Osvaldo and Derya Sousa met while studying in Portugal. They are from Angola and Turkey respectively and have lived in Ireland for the last 10 years. "I have worked in several industries as an IT consultant helping companies build web solutions for more than 12 years, while Osvaldo is an expert in collaboration technologies and helps enterprises to streamline and remake their business processes," Sousa says.

“We currently employ four people and are hiring two more. Our vision is to become the market-leading platform for process automation globally. We want to put people in the driving seat of automation, let them see it and AI as an opportunity to upskill and reduce costs and free them up to use their business acumen to be more productive and ultimately to use their time better in other areas.”

New Frontiers programme

The Sousas are the parents of two young children and one of the hardest parts of setting up their business was quitting their full-time jobs to focus completely on developing Kianda. The company is based at the LINC innovation hub at Blanchardstown IT and Sousa was a recent participant in the Enterprise Ireland-backed New Frontiers programme run at the centre.

“We got very good support and advice on the programme and were assigned excellent mentors who were very experienced in helping a startup,” Sousa says. “The biggest challenges so far have been finding the right networks and contacts to develop our business, scaling up the team – it hasn’t been easy to find people – and getting the work-life balance right as when you’re both working in the business the temptation is to talk constantly about it.”
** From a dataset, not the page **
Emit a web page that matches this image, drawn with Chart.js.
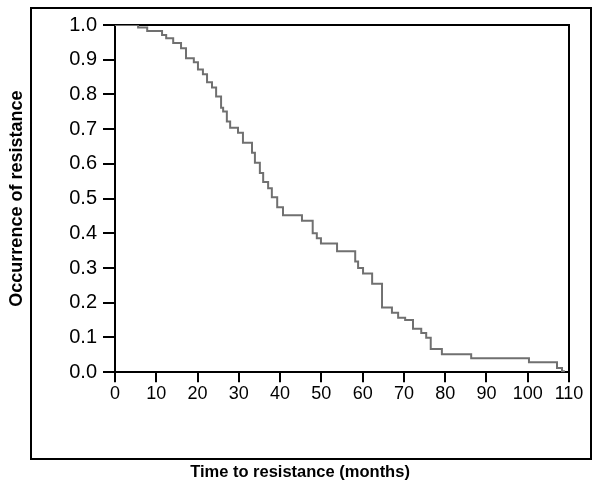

Kianda is facing some strong competition from much bigger overseas companies in its space but Sousa is sanguine about the prospect of a David-versus-Goliath showdown. “What really stands to us is our expertise and indeed our smaller size, because we can react very quickly,” she says. “We are aware that customer service in the sector is not as good as it should be and that support is not as forthcoming as it needs to be. We are nimble and able to be highly reactive and to move a lot faster to respond to customers’ needs than some of the companies out there.”

Sousa estimates that between time and money (self-funded) it has cost about €300,000 to bring the product to its launch point. For now, she says, the focus is on growing the company's customer base, with Europe as its initial target market. All going to plan, the company will launch a funding round in first quarter of 2019.